Well, letting up a little. Unlike what DJ Cassidy did on the web with the previous three editions of “Pass the Mic,” there will be commercial breaks. But he says he resisted the temptation to think of those and cheat in a way he normally wouldn’t, by changing the tempo between gaps, and he has a nonstop cut of the show that will eventually live on the web sans advertising breaks.
“It’s different because it’s shorter,” he says; “the last two episodes were nearly 40 minutes without commercials. Otherwise this is exactly the same show, but because I have less time, I need this to hit in a very specific way. Particularly for people who have watched the first three, I think they are going to absolutely love this next installment.”
“The Soul Train Awards” air Nov. 29 on BET at 8 p.m., immediately followed by “DJ Cassidy’s Pass the Mic: BET Soul Train Edition.”
DJ Cassidy previously told Variety about what led him to create “Pass the Mic,” the inspiration for which struck him while he was on a call with Earth Wind & Fire’s Verdine White, wishing he could share the feeling with other fans. The first, ’70s/’80s-themed episode featured EWF passing the microphone to Kool & the Gang, Ray Parker Jr., Cheryl Lynn, Shalimar and Deniece Williams, among others. A second episode brought together stars from the first golden age of hip-hop, like LL Cool J, Salt-N-Pepa and the members of Run DMC. Cassidy was back in an R&B mode but a different era when “Vol. 3” included singers from the late ’80s and early ’90s, with a special emphasis on New Jack Swing; that guest list included members of New Edition and Bell Biv DeVoe as well as Keith Sweat, Teddy Riley, Boyz II Men and Portrait.

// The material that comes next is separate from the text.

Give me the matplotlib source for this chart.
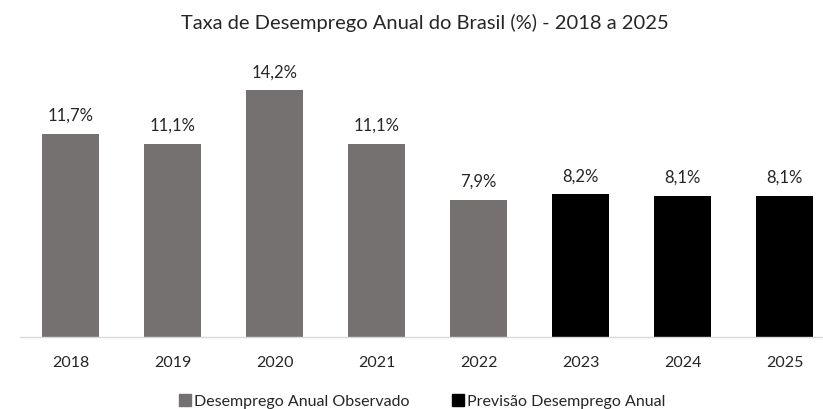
import matplotlib.pyplot as plt
from matplotlib.patches import Patch

years = ["2018", "2019", "2020", "2021", "2022", "2023", "2024", "2025"]
observed = [11.7, 11.1, 14.2, 11.1, 7.9]
forecast = [8.2, 8.1, 8.1]

title = "Taxa de Desemprego Anual do Brasil (%) - 2018 a 2025"
label_obs = "Desemprego Anual Observado"
label_fc = "Previsão Desemprego Anual"

grey = "#767171"
black = "#000000"


def main() -> None:
    plt.rcParams["font.family"] = ["Lato", "DejaVu Sans"]
    dpi = 100
    fig = plt.figure(figsize=(8.23, 4.10), dpi=dpi)
    W, H = 823, 410
    left, right, base, top = 19.7, 823, 337.7, 60
    ax = fig.add_axes([left / W, (H - base) / H, (right - left) / W, (base - top) / H])

    values = observed + forecast
    colors = [grey] * len(observed) + [black] * len(forecast)
    x = list(range(len(years)))
    bars = ax.bar(x, values, width=0.556, color=colors)
    for b, v in zip(bars, values):
        ax.annotate(f"{v:.1f}%".replace(".", ","), (b.get_x() + b.get_width() / 2, v),
                    xytext=(0, 8), textcoords="offset points", ha="center", va="bottom",
                    fontsize=12, color="#262626")

    ax.set_xlim(-0.5, -0.5 + (right - left) / 102)
    ax.set_ylim(0, (base - top) / 17.35)
    ax.set_xticks(x)
    ax.set_xticklabels(years, fontsize=11.5, color="#262626")
    ax.tick_params(axis="x", length=0, pad=13)
    ax.set_yticks([])
    for s in ["top", "right", "left"]:
        ax.spines[s].set_visible(False)
    ax.spines["bottom"].set_color("#d9d9d9")
    ax.spines["bottom"].set_linewidth(1)

    fig.text(425 / W, 1 - 23 / H, title, ha="center", va="center", fontsize=14.5, color="#262626")

    handles = [Patch(color=grey, label=label_obs), Patch(color=black, label=label_fc)]
    fig.legend(handles=handles, loc="center", bbox_to_anchor=(0.513, 8 / H), ncol=2,
               frameon=False, fontsize=11.5, handlelength=0.8, handleheight=0.8,
               handletextpad=0.2, columnspacing=2.6, labelcolor="#262626")

    fig.savefig("out.png", dpi=dpi)


if __name__ == "__main__":
    main()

For this trip back to the early and mid-’80s, Cassidy thinks he found the perfect network home for what he’s done up til now on the web because “I grew up watching BET. Particularly ‘Video Soul’ and ‘Rap City,’ those were the two main television shows I watched in which was exposed to not only my favorite music videos but interviews and artist performances” back in the day. To partner with BET and ‘Soul Train’ is really a full-circle moment for me.”
Although Cassidy has put together the three previous episodes almost entirely on his own, from home during quarantine — and still is doing all the assemblage himself and hosting the medleys from in front of his fireplace — he does have a couple of partners for the BET special. One is Jesse Collins, who not only produces “The Soul Train Awards” but is hard at work on the upcoming Super Bowl half time show, who Cassidy says “understands the historical and cultural context of this music more than anyone.” The other is a big name in hip-hop history, Steve Rifkind, famous for discovering Wu Tang Clan and as the founder of Loud Records, who’s been essential in hooking Cassidy up with many of the artists not already in his R&B Rolodex.

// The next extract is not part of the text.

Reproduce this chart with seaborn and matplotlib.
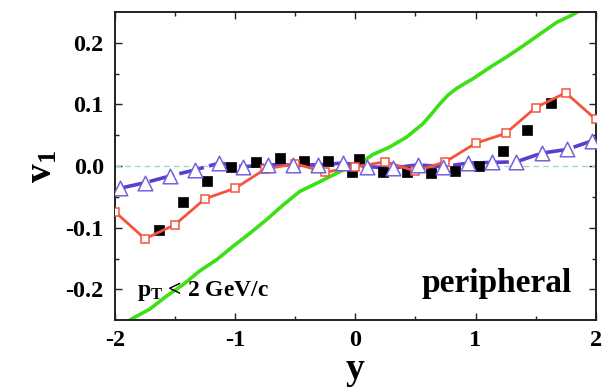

“Everybody always asks me how I recruit the artists. The process is the most personal example of talent recruitment that you’ve ever witnessed in your life. For Volume 1, I only called artists whose artists I had on my phone. Vol. 2, I started the same way, but became ‘Do you have a number for so and so?’ For example, DMC helped me with soliciting Chuck D from Public Enemy. Every kind of artist led to the next. Two people in the process of Volumes 2 and 3 became right-hand men.” One was DJ Chill WIll, longtime DJ for Doug E. Fresh, who “turned into my unofficial talent recruitment partner.” The other is Bow Legged Lou from Full Force — “the guy in ‘House Party’ that says ‘I’m gonna kick your fuckin’ ass,’ Cassidy proudly points out. “I wanted Full Force to be in Vol. 3 and ended up on phone with Lou for 2 hours. He did same thing Will did on Vol. 2 for Vol. 3. They were helping me out just for the love. When I did the deal with BET, I said, ‘I need one thing. I need my two guys to help me out on the talent side — my talent coordinators.”
Says Cassidy, “I had to in many ways put the pedal to the metal on this. I haven’t left my house in 21 days. That’s how long this was, front to back, (from concept) to recruitment to filming. On the previous ones I’m used to locking myself in for four, five, six weeks — and that didn’t involve recruitment, just filming.” Going forward, he says, “Who knows what the future has in store; the sky’s the limit. But BET, ‘Soul Train’ and the spirit of celebration with the holidays — the three of those were so perfect, it was as clear as the blue sky on a sunny day to me. When I DJ live, I never dip — I’m not talking about tempo, more about the feeling — but this one is even more like a roller coaster ride that just keeps going and going up.”